Baltimore Mayor Catherine Pugh announced March 24 that she would veto a $15 minimum wage bill, reversing a pledge she made during her campaign and striking down a bill she claimed would harm city businesses.

Mayor Catherine Pugh (D-Baltimore) vetoed an increase in the city’s minimum wage on March 24. (Photo by Maryland GovPics; courtesy Wikimedia Commons)

Mayor Catherine Pugh (D-Baltimore). (Photo by Maryland GovPics; courtesy Wikimedia Commons)

In conversations with close friends, neighbors, business owners and faith leaders who live in Baltimore City, I have been asked to do what is best for Baltimore,” the mayor said in a letter addressed to the City Council.

The bill would have raised the minimum wage gradually up to $15 an hour in 2022 with exemptions for businesses with fewer than 50 employees. The small business exemptions would have elapsed in 2026.

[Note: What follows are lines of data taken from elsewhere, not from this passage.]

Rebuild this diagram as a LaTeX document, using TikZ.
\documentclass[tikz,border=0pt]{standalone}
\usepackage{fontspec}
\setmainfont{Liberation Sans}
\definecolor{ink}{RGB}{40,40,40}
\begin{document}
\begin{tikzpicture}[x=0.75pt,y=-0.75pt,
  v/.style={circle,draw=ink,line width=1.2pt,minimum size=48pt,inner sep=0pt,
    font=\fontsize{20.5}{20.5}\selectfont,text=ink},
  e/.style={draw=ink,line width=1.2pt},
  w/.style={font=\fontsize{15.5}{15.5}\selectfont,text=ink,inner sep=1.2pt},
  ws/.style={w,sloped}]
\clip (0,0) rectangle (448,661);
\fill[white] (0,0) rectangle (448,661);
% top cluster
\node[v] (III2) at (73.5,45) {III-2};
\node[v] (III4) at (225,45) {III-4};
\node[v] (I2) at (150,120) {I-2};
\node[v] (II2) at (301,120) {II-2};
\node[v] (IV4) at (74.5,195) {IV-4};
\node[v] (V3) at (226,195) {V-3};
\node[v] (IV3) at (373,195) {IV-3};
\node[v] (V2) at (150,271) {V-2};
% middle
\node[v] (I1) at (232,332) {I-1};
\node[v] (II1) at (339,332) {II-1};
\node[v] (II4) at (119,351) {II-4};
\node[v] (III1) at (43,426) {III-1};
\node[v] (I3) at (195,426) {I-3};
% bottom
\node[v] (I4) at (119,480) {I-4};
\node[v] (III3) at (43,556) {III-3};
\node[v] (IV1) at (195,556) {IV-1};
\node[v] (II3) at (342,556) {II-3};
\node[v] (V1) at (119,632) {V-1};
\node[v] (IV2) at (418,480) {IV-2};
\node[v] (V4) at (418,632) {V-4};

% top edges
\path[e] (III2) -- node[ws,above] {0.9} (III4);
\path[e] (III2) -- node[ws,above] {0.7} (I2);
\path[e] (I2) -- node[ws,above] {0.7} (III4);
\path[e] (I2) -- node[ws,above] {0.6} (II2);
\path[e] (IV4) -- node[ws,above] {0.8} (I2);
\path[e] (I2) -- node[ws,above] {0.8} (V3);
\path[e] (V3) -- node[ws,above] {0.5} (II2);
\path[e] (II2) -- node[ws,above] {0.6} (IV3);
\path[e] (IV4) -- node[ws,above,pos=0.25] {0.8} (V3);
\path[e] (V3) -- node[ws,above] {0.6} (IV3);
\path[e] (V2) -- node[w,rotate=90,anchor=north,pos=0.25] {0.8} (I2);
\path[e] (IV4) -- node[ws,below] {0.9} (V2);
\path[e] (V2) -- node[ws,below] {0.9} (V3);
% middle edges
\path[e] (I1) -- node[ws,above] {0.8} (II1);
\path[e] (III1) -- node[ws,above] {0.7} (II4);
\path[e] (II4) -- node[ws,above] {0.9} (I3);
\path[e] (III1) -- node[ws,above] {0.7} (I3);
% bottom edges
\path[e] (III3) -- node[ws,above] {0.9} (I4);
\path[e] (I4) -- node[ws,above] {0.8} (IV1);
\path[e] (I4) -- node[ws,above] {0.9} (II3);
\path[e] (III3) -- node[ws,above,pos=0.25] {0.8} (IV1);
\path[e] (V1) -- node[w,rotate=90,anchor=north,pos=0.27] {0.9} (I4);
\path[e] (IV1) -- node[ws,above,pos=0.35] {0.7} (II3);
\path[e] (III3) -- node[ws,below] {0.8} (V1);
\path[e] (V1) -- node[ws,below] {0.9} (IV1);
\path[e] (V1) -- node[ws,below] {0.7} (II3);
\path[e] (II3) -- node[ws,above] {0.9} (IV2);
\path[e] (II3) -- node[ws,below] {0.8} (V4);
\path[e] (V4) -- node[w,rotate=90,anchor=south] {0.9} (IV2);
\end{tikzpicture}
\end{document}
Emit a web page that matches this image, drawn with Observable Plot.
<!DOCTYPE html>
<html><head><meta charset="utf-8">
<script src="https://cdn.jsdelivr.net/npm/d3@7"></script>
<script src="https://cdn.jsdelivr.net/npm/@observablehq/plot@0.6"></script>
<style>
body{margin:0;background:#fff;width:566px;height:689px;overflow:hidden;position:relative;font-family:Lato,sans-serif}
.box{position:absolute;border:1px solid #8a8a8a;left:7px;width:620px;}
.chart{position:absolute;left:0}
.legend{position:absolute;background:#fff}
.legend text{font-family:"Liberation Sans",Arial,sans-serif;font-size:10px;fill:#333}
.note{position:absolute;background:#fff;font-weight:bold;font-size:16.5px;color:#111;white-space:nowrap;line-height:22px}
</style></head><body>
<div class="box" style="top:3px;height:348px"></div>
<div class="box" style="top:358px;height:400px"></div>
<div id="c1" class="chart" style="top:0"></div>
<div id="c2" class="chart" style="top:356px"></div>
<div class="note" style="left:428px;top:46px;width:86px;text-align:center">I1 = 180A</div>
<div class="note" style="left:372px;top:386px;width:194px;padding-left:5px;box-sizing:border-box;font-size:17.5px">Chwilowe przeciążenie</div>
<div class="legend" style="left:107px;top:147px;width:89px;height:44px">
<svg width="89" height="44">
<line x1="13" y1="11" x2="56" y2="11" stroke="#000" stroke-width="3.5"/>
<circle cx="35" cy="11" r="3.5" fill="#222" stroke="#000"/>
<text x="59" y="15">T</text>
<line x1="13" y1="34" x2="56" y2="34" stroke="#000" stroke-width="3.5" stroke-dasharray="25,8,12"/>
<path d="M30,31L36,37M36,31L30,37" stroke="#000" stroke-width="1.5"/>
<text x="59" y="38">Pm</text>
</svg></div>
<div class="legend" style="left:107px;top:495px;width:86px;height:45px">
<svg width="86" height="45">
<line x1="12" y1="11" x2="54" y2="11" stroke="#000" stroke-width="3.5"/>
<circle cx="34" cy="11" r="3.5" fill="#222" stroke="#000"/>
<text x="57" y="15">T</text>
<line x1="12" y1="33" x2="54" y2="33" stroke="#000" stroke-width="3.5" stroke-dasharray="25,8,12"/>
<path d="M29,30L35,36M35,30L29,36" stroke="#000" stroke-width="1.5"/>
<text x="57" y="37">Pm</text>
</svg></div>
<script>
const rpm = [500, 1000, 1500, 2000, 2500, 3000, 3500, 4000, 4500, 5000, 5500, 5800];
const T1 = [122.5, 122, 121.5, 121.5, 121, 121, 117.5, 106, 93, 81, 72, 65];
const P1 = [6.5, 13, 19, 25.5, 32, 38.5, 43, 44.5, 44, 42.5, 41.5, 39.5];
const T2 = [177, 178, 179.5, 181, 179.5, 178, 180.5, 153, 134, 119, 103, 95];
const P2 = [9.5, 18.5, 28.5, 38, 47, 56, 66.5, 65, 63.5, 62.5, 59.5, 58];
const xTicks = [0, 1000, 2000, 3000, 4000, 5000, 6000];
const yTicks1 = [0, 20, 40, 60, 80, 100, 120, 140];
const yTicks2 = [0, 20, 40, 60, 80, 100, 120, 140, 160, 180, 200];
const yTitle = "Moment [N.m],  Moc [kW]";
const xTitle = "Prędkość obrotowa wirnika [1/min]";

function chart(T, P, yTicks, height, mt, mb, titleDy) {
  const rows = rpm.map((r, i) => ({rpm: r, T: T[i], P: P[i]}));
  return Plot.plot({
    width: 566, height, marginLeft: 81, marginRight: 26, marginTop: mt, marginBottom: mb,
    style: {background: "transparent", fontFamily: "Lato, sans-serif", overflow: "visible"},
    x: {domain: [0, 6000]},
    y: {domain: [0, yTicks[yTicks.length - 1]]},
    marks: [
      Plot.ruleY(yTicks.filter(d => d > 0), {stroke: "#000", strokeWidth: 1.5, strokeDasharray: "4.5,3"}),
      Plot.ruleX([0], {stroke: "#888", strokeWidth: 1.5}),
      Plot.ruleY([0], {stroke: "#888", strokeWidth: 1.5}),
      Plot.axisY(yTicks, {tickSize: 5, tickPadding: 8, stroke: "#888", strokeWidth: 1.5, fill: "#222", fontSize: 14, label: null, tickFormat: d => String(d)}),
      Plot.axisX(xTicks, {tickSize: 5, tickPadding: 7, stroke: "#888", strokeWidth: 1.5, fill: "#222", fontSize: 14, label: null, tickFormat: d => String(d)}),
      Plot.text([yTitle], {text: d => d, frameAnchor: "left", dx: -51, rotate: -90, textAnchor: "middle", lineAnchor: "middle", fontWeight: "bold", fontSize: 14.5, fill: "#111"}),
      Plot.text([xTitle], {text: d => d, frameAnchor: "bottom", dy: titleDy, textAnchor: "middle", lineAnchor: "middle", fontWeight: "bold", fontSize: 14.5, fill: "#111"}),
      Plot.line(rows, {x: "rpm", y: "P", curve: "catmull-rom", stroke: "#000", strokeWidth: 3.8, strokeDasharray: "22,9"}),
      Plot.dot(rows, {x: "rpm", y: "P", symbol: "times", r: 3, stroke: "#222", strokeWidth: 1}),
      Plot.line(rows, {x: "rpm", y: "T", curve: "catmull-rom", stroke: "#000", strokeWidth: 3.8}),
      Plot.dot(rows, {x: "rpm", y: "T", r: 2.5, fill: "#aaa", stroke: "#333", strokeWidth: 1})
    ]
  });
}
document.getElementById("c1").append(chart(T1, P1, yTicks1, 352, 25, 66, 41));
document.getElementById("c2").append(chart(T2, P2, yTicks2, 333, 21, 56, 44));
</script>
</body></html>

“I want you all to know that no one wants to see wages in our city, state and country increase more than I do,” the mayor said in the same letter. “I look forward to the statewide increase in the minimum wage to $10.10 that I fought so hard for in Annapolis as the Senate Majority Leader.”

In an AFL-CIO questionnaire she completed as a candidate, Pugh promised to sign a City Council bill raising the minimum wage, according to the Baltimore Brew.

“I’m deeply shocked and disappointed,” said Mary Pat Clarke (D-District 14), the lead sponsor of the bill. “I had every reason to believe that the mayor would sign this bill when it arrived at her desk.”

This is the second such bill to be drafted by the City Council and the first to be passed by that body; the original did not survive a second reading. The council voted 12-3 to advance the bill to the mayor to be signed into law.

“We support this legislation,” Clarke said. “We would like to have the opportunity to have an override vote.”

The city council has the opportunity to override the mayor’s veto when it reconvenes on April 3, but will need 12 of its 15 members to support the veto.

Supporters of the wage increase called upon City Council President Bernard “Jack” Young to challenge the mayor’s decision and organize an override vote.

“Are you responsible to the mayor or the people of your district that still support this,” asked Ricarra Jones, chair of Raise Maryland and director of the Fight for $15 Baltimore Coalition.

Jones and other activists are planning a rally to be held at City Hall on April 3 at 4 p.m.

“This is a make-or-break issue for far too many people who won’t be able to pay their BGE, who won’t be able to pay their water bill, who could possibly get evicted and foreclosed on and possibly lose their homes, because we don’t have a living wage,” said Rev. Courtly “CD” Witherspoon, activist and president of the Baltimore Southern Christian Leadership Conference.

If a solution cannot be found with the city council or mayor’s office, Witherspoon is considering pushing for a referendum.

“I don’t have a plan at all to drop this issue,” Witherspoon said. “We hope that the mayor does the right thing. We hope that the city council holds the line. But if they don’t, we are going to do what we have to do to represent the interests of those union members and hardworking everyday people of this city.”